Folgen des 1. Weltkriegs auch heute noch spürbar
Eine Diskussion um den zum Vortrag geladenen Referenten war diesmal an der St.-Lioba-Schule völlig überflüssig. Die gab es am Freitagvormittag im Musiksaal erst nach den spannenden, kurzweiligen und nicht zuletzt bereichernden Ausführungen des Gastes in Anwesenheit von Prof. Dr. Alexander Demandt, der Geschichts- und Lateinlehrer Hans Peter Wavra bei der Kontaktaufnahme unterstützte, und von Achim Güssgen-Ackva von der Hessischen Landeszentrale für politische Bildung, die einen wesentlichen Teil der Finanzierung trug. Nach der freundlichen Begrüßung durch Schulleiter Bernhard Marohn stellte Wavra den in Friedberg geborenen und jetzt in Berlin lebenden und lehrenden Prof. Dr. Herfried Münkler den Mädchen und Jungen aus dem Jahrgang Q 2 als eine „herausragende Koryphäe seines Fachs“ vor, mit wissenschaftlichen Schwerpunkten auf dem Feld der politischen Theorie, Ideen-, Kultur- und Kriegsgeschichte. Wavra versprach neue Denkansätze zum 1. Weltkrieg, den er „die Urkatastrophe des 20. Jahrhunderts“ nannte. Eine Erwartung, die Münkler glänzend rechtfertigte.

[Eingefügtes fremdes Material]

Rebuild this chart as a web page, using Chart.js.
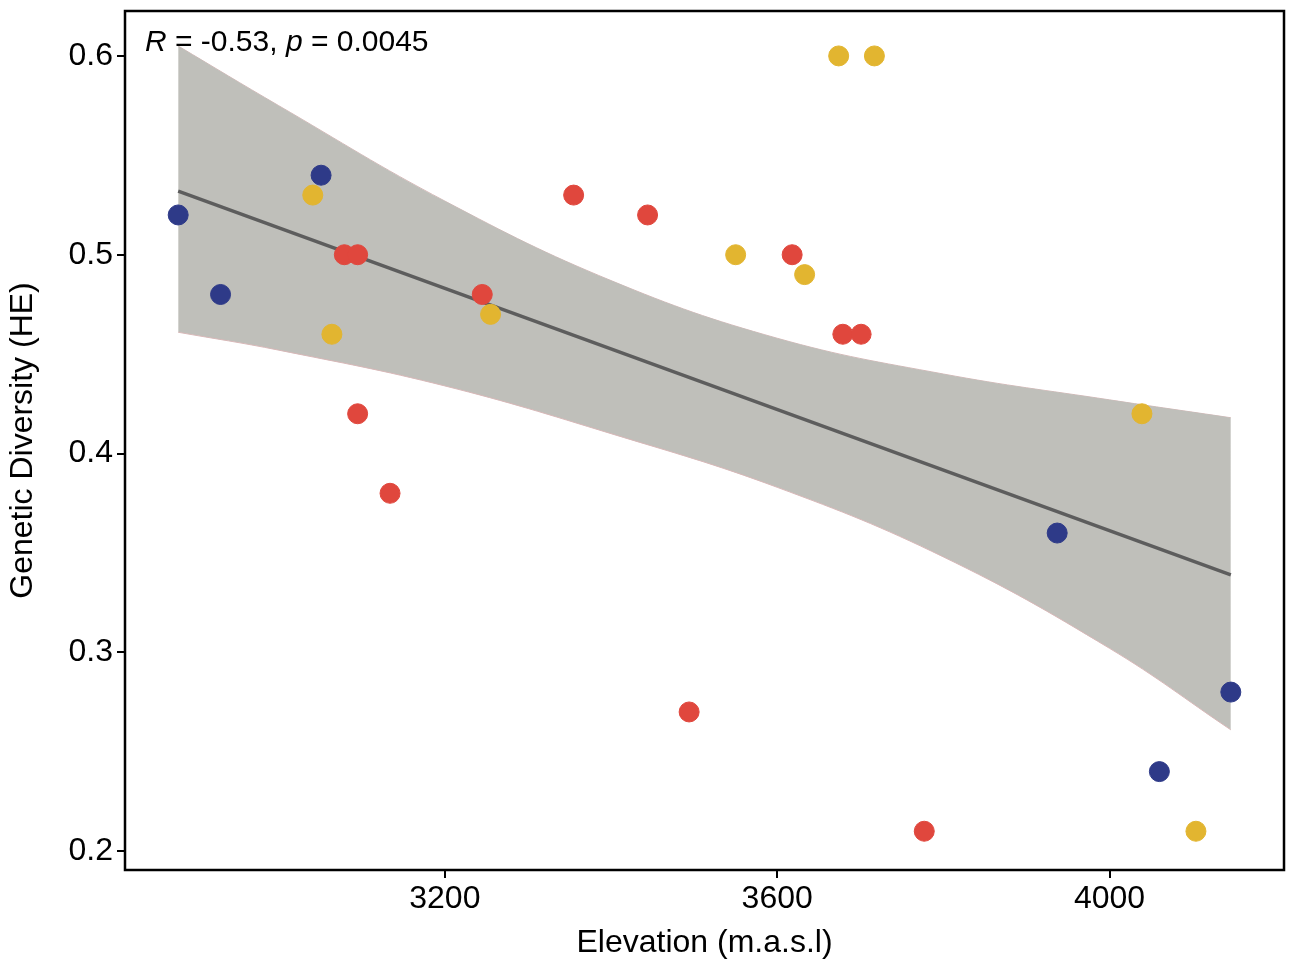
<!DOCTYPE html>
<html><head><meta charset="utf-8">
<script src="https://cdn.jsdelivr.net/npm/chart.js@4"></script>
<style>html,body{margin:0;padding:0;background:#fff;overflow:hidden}#w{width:1295px;height:966px}</style>
</head><body><div id="w"><canvas id="c"></canvas></div>
<script>
const blueX=[2879,2930,3051,3937,4146,4060];
const blueY=[0.52,0.48,0.54,0.36,0.28,0.24];
const yellowX=[3041,3064,3255,3550,3633,3674,3717,4039,4104];
const yellowY=[0.53,0.46,0.47,0.50,0.49,0.60,0.60,0.42,0.21];
const redX=[3079,3095,3095,3134,3245,3355,3444,3494,3618,3679,3701,3777];
const redY=[0.50,0.50,0.42,0.38,0.48,0.53,0.52,0.27,0.50,0.46,0.46,0.21];
const bandX=[2879,3000,3200,3400,3600,3800,4000,4146];
const bandUpper=[0.605,0.575,0.527,0.487,0.458,0.440,0.427,0.418];
const bandLower=[0.461,0.452,0.434,0.410,0.383,0.348,0.302,0.261];
const fitX=[2879,4146];
const fitY=[0.532,0.339];
const xTicks=[3200,3600,4000];
const yTicks=[0.2,0.3,0.4,0.5,0.6];

const pts=(xs,ys)=>xs.map((x,i)=>({x,y:ys[i]}));
const frame={id:'frame',afterDatasetsDraw(ch){const a=ch.chartArea,c=ch.ctx;c.save();c.strokeStyle='#000';c.lineWidth=2.5;c.strokeRect(a.left,a.top,a.right-a.left,a.bottom-a.top);
c.fillStyle='#000';c.textBaseline='middle';let x=a.left+20,y=a.top+32;
const parts=[['italic 30px Arial','R'],['30px Arial',' = -0.53, '],['italic 30px Arial','p'],['30px Arial',' = 0.0045']];
for(const [f,t] of parts){c.font=f;c.fillText(t,x,y);x+=c.measureText(t).width;}c.restore();}};
const sc=(c)=>({type:'scatter',data:[],backgroundColor:c,borderColor:c,pointRadius:10,pointHoverRadius:10,order:0});
const tf={size:32,family:'Arial'};
new Chart(document.getElementById('c'),{
type:'scatter',
data:{datasets:[
{type:'line',data:pts(bandX,bandUpper),borderColor:'#d8b8b8',borderWidth:1,pointRadius:0,fill:false,tension:0.4,order:3},
{type:'line',data:pts(bandX,bandLower),borderColor:'#d8b8b8',borderWidth:1,pointRadius:0,fill:'-1',backgroundColor:'#bfbfba',tension:0.4,order:2},
{type:'line',data:pts(fitX,fitY),borderColor:'#5d5d5d',borderWidth:3.5,pointRadius:0,fill:false,order:1},
{...sc('#e0473d'),data:pts(redX,redY)},
{...sc('#e2b530'),data:pts(yellowX,yellowY)},
{...sc('#2e3a88'),data:pts(blueX,blueY)}
]},
options:{responsive:true,maintainAspectRatio:false,animation:false,
layout:{padding:{top:10,right:2,left:0,bottom:0}},
plugins:{legend:{display:false},tooltip:{enabled:false}},
scales:{
x:{type:'linear',min:2815,max:4210,grid:{display:true,drawOnChartArea:false,color:'#000',lineWidth:2,tickLength:8},border:{display:false},
afterBuildTicks(s){s.ticks=xTicks.map(v=>({value:v}));},
afterFit(s){s.height=96;s.paddingLeft=0;s.paddingRight=0;},
ticks:{color:'#000',font:tf,padding:2,callback:v=>String(v)},
title:{display:true,text:'Elevation (m.a.s.l)',color:'#000',font:tf,padding:{top:4}}},
y:{type:'linear',min:0.1905,max:0.6226,grid:{display:true,drawOnChartArea:false,color:'#000',lineWidth:2,tickLength:8},border:{display:false},
afterBuildTicks(s){s.ticks=yTicks.map(v=>({value:v}));},
afterFit(s){s.width=125;s.paddingTop=0;s.paddingBottom=0;},
ticks:{color:'#000',font:tf,padding:4,callback:v=>v.toFixed(1)},
title:{display:true,text:'Genetic Diversity (HE)',color:'#000',font:tf,padding:{bottom:4}}}
}},
plugins:[frame]});
</script></body></html>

Münkler bezeichnete die „unzureichende Wahrnehmung des Faktors Zeit“ als eine Schwäche der Forschung zum 1. Weltkrieg, nicht zuletzt bedingt durch das Fehlen komparativer Analysen. Bei der Suche nach der Antwort auf die Frage, warum die beteiligten Akteure so und nicht anders handelten, spiele das eigene Empfinden eine oft unterschätzte Rolle .Entscheidend sei nicht, ob das Deutsche Reich tatsächlich eingekreist war, sondern dass es sich eingekreist fühlte, ähnlich wie Putin von der EU in der Ukrainefrage. Alle klugen Köpfe, hier nannte der Referent etwa Friedrich Engels in den 1890er Jahren und namhafte Ökonomen, hätten vor dem Krieg gewarnt und als dessen Folge eine Katastrophe für Europa vorhergesagt. Trotzdem hätten alle Beteiligten „ihren Schlieffenplan“ gehabt, und alle Pläne seien wie dieser gescheitert. Vermittlungschancen für ein Kriegsende, das noch im Herbst 1914 möglich gewesen wäre, gab es laut Münkler nicht: „Es gibt keinen Dritten, weil Großbritannien in den Krieg eingetreten ist.“ Ausführlich setzte sich der Friedberger Politikwissenschaftler mit den auch im Geschichtsunterricht oft gebrauchten Begriffen der „Nibelungentreue“ und des „Blankoschecks“ auseinander und stellte dem Begriff des „kalkulierten Risikos“ auf deutscher Seite den der „melancholischen Verzweiflung“ entgegen.
Direkte Folgen des 1. Weltkriegs zeigen sich nach Münklers Ansicht noch heute in Südost- und Osteuropa und im Nahen Osten, nach dem Untergang der multinationalen und -lingualen Großreiche und ihrer Nachfolger wie der Sowjetunion, Jugoslawien und dem Osmanischen Reich. Heute wie damals stehe die Politik vor dem Problem eines Handelns im Ungewissen. „Wenn diese Räume in den nächsten 20 Jahren nicht stabilisiert werden, werden sie über uns hereinbrechen“, schloss Münkler seinen Vortrag von akademischem Niveau, der allen im Publikum in bester Erinnerung bleiben wird. Unterstrichen durch lang anhaltenden Beifall. Auch nach dem Vortrag stand der Referent für Gespräche mit den Jugendlichen zur Verfügung.